## [EXERCISE BRIEF]
Drop every picture. Then return, exactly, the lines from the beginning of the listing below through the one containing "const inYTicks = [1.10,1.15,1.20];".

## [GIVEN DATA]
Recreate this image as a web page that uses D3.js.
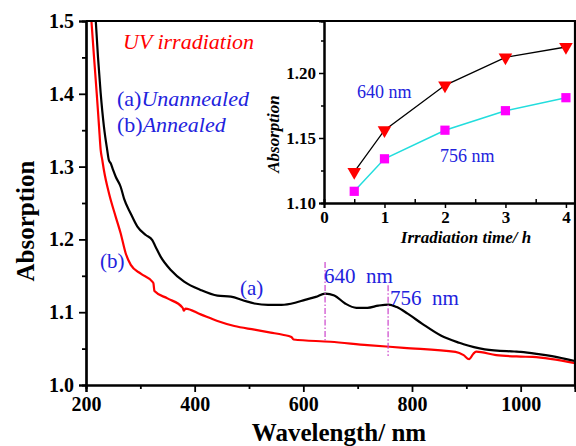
<!DOCTYPE html>
<html><head><meta charset="utf-8">
<script src="https://cdn.jsdelivr.net/npm/d3@7"></script>
<style>
body{margin:0;background:#fff;}
</style></head>
<body><svg id="c" width="576" height="446"></svg>
<script>
// ---- data ----
const wlA = [218,222,227,233,239,242,245.5,250,254.7,263.9,270,282,294.6,310,322,328,337.6,356,380.6,411,442,466.7,491,510,535,560,585,603,623,640,657,677,697.6,718,738,757,772,792,819,853,887,895,914,934,988,1000,1036,1069,1100];
const absA = [1.50,1.451,1.401,1.355,1.323,1.309,1.3045,1.295,1.286,1.272,1.256,1.236,1.2175,1.206,1.199,1.190,1.176,1.158,1.142,1.1305,1.1227,1.1213,1.1158,1.112,1.110,1.110,1.113,1.117,1.121,1.1256,1.123,1.112,1.106,1.106,1.109,1.1105,1.107,1.098,1.084,1.068,1.058,1.056,1.052,1.049,1.046,1.0455,1.042,1.038,1.033];
const wlB = [210,214.7,219.7,224,227,230,233,242.4,254.7,263.9,273,282.4,300.8,322,324,326,349.9,378,380,383,411,442,473,510,540,562,578,582,650,718,785,880,895,905,913,918,955,1000,1022,1100];
const absB = [1.50,1.451,1.401,1.355,1.323,1.309,1.295,1.263,1.231,1.208,1.181,1.165,1.153,1.142,1.140,1.129,1.119,1.106,1.102,1.105,1.097,1.088,1.081,1.076,1.072,1.069,1.066,1.0625,1.0594,1.0548,1.0511,1.0455,1.041,1.0355,1.043,1.0458,1.041,1.039,1.0385,1.030];
const markWl = [640, 756];
const markTop = [1.169, 1.137];
const markBottom = [1.059, 1.040];
const xTicks = [200,400,600,800,1000];
const yTicks = [1.0,1.1,1.2,1.3,1.4,1.5];
const times = [0.5,1,2,3,4];
const abs640 = [1.124,1.156,1.1905,1.212,1.220];
const abs756 = [1.109,1.134,1.156,1.171,1.181];
const inXTicks = [0,1,2,3,4];
const inYTicks = [1.10,1.15,1.20];

const FONT = "'Liberation Serif', 'Times New Roman', Times, serif";
const svg = d3.select("#c");
const blue = "#2222dd";

// ---- main chart ----
const x = d3.scaleLinear().domain([200,1100]).range([86,575]);
const y = d3.scaleLinear().domain([1.0,1.5]).range([385,21]);

const line = d3.line().x(d=>x(d[0])).y(d=>y(d[1])).curve(d3.curveMonotoneX);
svg.append("path").datum(wlB.map((w,i)=>[w,absB[i]]))
  .attr("d",line).attr("fill","none").attr("stroke","#ff0000").attr("stroke-width",2.2).attr("stroke-linejoin","round");
svg.append("path").datum(wlA.map((w,i)=>[w,absA[i]]))
  .attr("d",line).attr("fill","none").attr("stroke","#000").attr("stroke-width",2.2).attr("stroke-linejoin","round");

markWl.forEach((w,i)=>{
  svg.append("line").attr("x1",x(w)).attr("x2",x(w)).attr("y1",y(markTop[i])).attr("y2",y(markBottom[i]))
    .attr("stroke","#cc44cc").attr("stroke-width",1.2).attr("stroke-dasharray","6,2,1.5,2");
});

// axes
const gx = svg.append("g").attr("transform","translate(0,385)")
  .call(d3.axisBottom(x).tickValues(xTicks).tickSize(7).tickPadding(5).tickFormat(d3.format("d")));
const gxm = svg.append("g").attr("transform","translate(0,385)")
  .call(d3.axisBottom(x).tickValues([300,500,700,900]).tickSize(4).tickFormat(""));
const gy = svg.append("g").attr("transform","translate(86,0)")
  .call(d3.axisLeft(y).tickValues(yTicks).tickSize(7).tickPadding(5).tickFormat(d3.format(".1f")));
const gym = svg.append("g").attr("transform","translate(86,0)")
  .call(d3.axisLeft(y).tickValues([1.05,1.15,1.25,1.35,1.45]).tickSize(4).tickFormat(""));
[gx,gxm,gy,gym].forEach(g=>{
  g.select(".domain").attr("stroke-width",2.2);
  g.selectAll(".tick line").attr("stroke-width",1.8);
});
[gx,gy].forEach(g=>g.attr("font-family",FONT).attr("font-size",20).attr("font-weight","bold")
  .selectAll("text").attr("fill","#000"));
// frame top & right
svg.append("line").attr("x1",86).attr("x2",576).attr("y1",y(1.5)).attr("y2",y(1.5)).attr("stroke","#000").attr("stroke-width",2.2);
svg.append("line").attr("x1",575).attr("x2",575).attr("y1",y(1.5)).attr("y2",y(1.0)).attr("stroke","#000").attr("stroke-width",2.2);

function txt(xp, yp, s, size, opts={}) {
  const t = svg.append("text").attr("x",xp).attr("y",yp).attr("font-family",FONT).attr("font-size",size)
    .attr("fill",opts.fill||"#000").attr("text-anchor",opts.anchor||"start");
  if (opts.bold) t.attr("font-weight","bold");
  if (opts.italic) t.attr("font-style","italic");
  if (opts.rotate) t.attr("transform",`rotate(-90,${xp},${yp})`);
  t.attr("xml:space","preserve").style("white-space","pre");
  if (s!==null) t.text(s);
  return t;
}
txt(339,441,"Wavelength/ nm",25,{bold:true,anchor:"middle"});
txt(34,221,"Absorption",25,{bold:true,anchor:"middle",rotate:true});

// annotations
txt(123,49,"UV irradiation",22,{italic:true,fill:"#ff0000"});
const ta = txt(117,106,null,22,{fill:blue});
ta.append("tspan").text("(a)"); ta.append("tspan").attr("font-style","italic").text("Unannealed");
const tb = txt(117,132,null,22,{fill:blue});
tb.append("tspan").text("(b)"); tb.append("tspan").attr("font-style","italic").text("Annealed");
txt(100,268,"(b)",21,{fill:blue});
txt(240,295,"(a)",21,{fill:blue});
txt(324,283,"640  nm",21,{fill:blue});
txt(390,305,"756  nm",21,{fill:blue});

// ---- inset ----
const ix = d3.scaleLinear().domain([0,4.15]).range([324,575]);
const iy = d3.scaleLinear().domain([1.10,1.24]).range([203,21]);
const il = d3.line().x(d=>ix(d[0])).y(d=>iy(d[1]));
svg.append("path").datum(times.map((t,i)=>[t,abs756[i]])).attr("d",il).attr("fill","none").attr("stroke","#22dddd").attr("stroke-width",1.5);
svg.append("path").datum(times.map((t,i)=>[t,abs640[i]])).attr("d",il).attr("fill","none").attr("stroke","#000").attr("stroke-width",1.3);
svg.selectAll(".sq").data(times.map((t,i)=>[t,abs756[i]])).enter().append("path")
  .attr("transform",d=>`translate(${ix(d[0])},${iy(d[1])})`)
  .attr("d",d3.symbol().type(d3.symbolSquare).size(85)).attr("fill","#ff00ff");
svg.selectAll(".tri").data(times.map((t,i)=>[t,abs640[i]])).enter().append("path")
  .attr("transform",d=>`translate(${ix(d[0])},${iy(d[1])}) rotate(180)`)
  .attr("d",d3.symbol().type(d3.symbolTriangle).size(80)).attr("fill","#ff0000");

const igx = svg.append("g").attr("transform","translate(0,203)")
  .call(d3.axisBottom(ix).tickValues(inXTicks).tickSize(5).tickPadding(3).tickFormat(d3.format("d")));
const igxm = svg.append("g").attr("transform","translate(0,203)")
  .call(d3.axisBottom(ix).tickValues([0.5,1.5,2.5,3.5]).tickSize(-4).tickFormat(""));
const igy = svg.append("g").attr("transform","translate(324,0)")
  .call(d3.axisLeft(iy).tickValues(inYTicks).tickSize(5).tickPadding(3).tickFormat(d3.format(".2f")));
const igym = svg.append("g").attr("transform","translate(324,0)")
  .call(d3.axisLeft(iy).tickValues([1.125,1.175,1.225]).tickSize(3).tickFormat(""));
[igx,igxm,igy,igym].forEach(g=>{
  g.select(".domain").attr("stroke-width",2);
  g.selectAll(".tick line").attr("stroke-width",1.5);
});
[igx,igy].forEach(g=>g.attr("font-family",FONT).attr("font-size",17).attr("font-weight","bold")
  .selectAll("text").attr("fill","#000"));

txt(466,243,"Irradiation time/ h",17,{bold:true,italic:true,anchor:"middle"});
txt(279,134,"Absorption",17,{bold:true,italic:true,anchor:"middle",rotate:true});
txt(357,98,"640 nm",18,{fill:blue});
txt(440,162,"756 nm",18,{fill:blue});
</script></body></html>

## [ANSWER IN FULL]
Recreate this image as a web page that uses D3.js.
<!DOCTYPE html>
<html><head><meta charset="utf-8">
<script src="https://cdn.jsdelivr.net/npm/d3@7"></script>
<style>
body{margin:0;background:#fff;}
</style></head>
<body><svg id="c" width="576" height="446"></svg>
<script>
// ---- data ----
const wlA = [218,222,227,233,239,242,245.5,250,254.7,263.9,270,282,294.6,310,322,328,337.6,356,380.6,411,442,466.7,491,510,535,560,585,603,623,640,657,677,697.6,718,738,757,772,792,819,853,887,895,914,934,988,1000,1036,1069,1100];
const absA = [1.50,1.451,1.401,1.355,1.323,1.309,1.3045,1.295,1.286,1.272,1.256,1.236,1.2175,1.206,1.199,1.190,1.176,1.158,1.142,1.1305,1.1227,1.1213,1.1158,1.112,1.110,1.110,1.113,1.117,1.121,1.1256,1.123,1.112,1.106,1.106,1.109,1.1105,1.107,1.098,1.084,1.068,1.058,1.056,1.052,1.049,1.046,1.0455,1.042,1.038,1.033];
const wlB = [210,214.7,219.7,224,227,230,233,242.4,254.7,263.9,273,282.4,300.8,322,324,326,349.9,378,380,383,411,442,473,510,540,562,578,582,650,718,785,880,895,905,913,918,955,1000,1022,1100];
const absB = [1.50,1.451,1.401,1.355,1.323,1.309,1.295,1.263,1.231,1.208,1.181,1.165,1.153,1.142,1.140,1.129,1.119,1.106,1.102,1.105,1.097,1.088,1.081,1.076,1.072,1.069,1.066,1.0625,1.0594,1.0548,1.0511,1.0455,1.041,1.0355,1.043,1.0458,1.041,1.039,1.0385,1.030];
const markWl = [640, 756];
const markTop = [1.169, 1.137];
const markBottom = [1.059, 1.040];
const xTicks = [200,400,600,800,1000];
const yTicks = [1.0,1.1,1.2,1.3,1.4,1.5];
const times = [0.5,1,2,3,4];
const abs640 = [1.124,1.156,1.1905,1.212,1.220];
const abs756 = [1.109,1.134,1.156,1.171,1.181];
const inXTicks = [0,1,2,3,4];
const inYTicks = [1.10,1.15,1.20];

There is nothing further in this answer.